The institute will also work with academic units across Loyola to produce scholarship that responds to institutional and cultural racism, anti-blackness and xenophobia. The work stands to become a model for campus and community collaboration in the fight for racial justice and equity.
One reason that’s necessary: Often, faculty don’t realize how they are perceived outside of academia.
Doing research ‘with,’ not ‘on’ community
“We will take a lot of care to be very sensitive to the fact a lot of people outside of the ivory tower are hurting,” he said. “We don’t want scholars going into communities, extracting resources — i.e., participants for surveys and interviews — writing up the data into articles and books and then leaving. The work we do must be mutually beneficial.”
“In the listening that I’ve done and continue to do, this is one of the most prominent fears that has emanated from folks in Chicago communities,” he said. “I’m very much opposed to doing research ‘on’ as opposed to ‘with’ community members.
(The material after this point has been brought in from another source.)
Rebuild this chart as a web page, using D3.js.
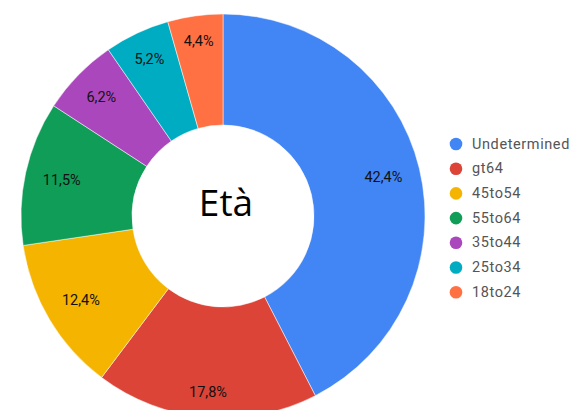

We’re taking our time to figure out which needs make sense for an institute embedded in higher education to help tackle alongside community members.”
The institute is in the early stages of development. But Henfield believes it will be positioned to work as an interceder, both educating the researchers and students about anti-blackness, racial equity and bias and developing strong ties in the community. Six preliminary areas of focus for the institute will be inclusive democracy and civic engagement, fair and equitable education, holistic health and healing, environmental justice and sustainability, liberatory economic mobility and transformative futures, which will encompass the arts and humanities.
Henfield sees vast possibilities for collaboration, including partnering with Loyola’s new School of Environmental Sustainability.
“They have a lot of the scientific expertise,” he said. “I’m hoping to work with faculty, staff and students to bring Asian, Black, Latinx and Indigenous scholars to the table to work on environmental justice issues impacting the well-being of some of the most vulnerable communities around Chicago, the nation and the globe.”
A number of Chicago dumping grounds, for example, have polluted areas largely populated by Black and brown citizens. How can the university and community organizers research the harmful impacts to people living nearby? Can community members, nonprofit organizations and university policy experts drive change?
“How might we be able to work hand-in-hand with folks on the receiving end of environmental racism to push forward policy changes that prevent that from happening today and well into the future?” he said. “The city itself can serve as the lab for some of the work to be done in other places.”
Other ideas include working with the business school to use virtual reality to improve cross-racial interactions in the workplace.
“We also plan to focus on healthcare, the law profession, education — any area that has leadership goals centered on diversity, equity and inclusion in pursuit of a true sense of belongingness in organizations. That’s where we want to be — on the cutting edge of research as it relates to human dignity, ethics and optimal performance.”
Henfield’s April 1 session will focus on unapologetically centering equity and inclusion in these types of research, but also how he hopes to develop the apparatus to experiment with systemic changes at scale at Loyola University Chicago.
“I look forward to being surrounded by a tightknit community of educators, scholars and community stakeholders who are open to developing and implementing new and different ideas to help bring about systemic change and, most importantly, unafraid of failure,” he said.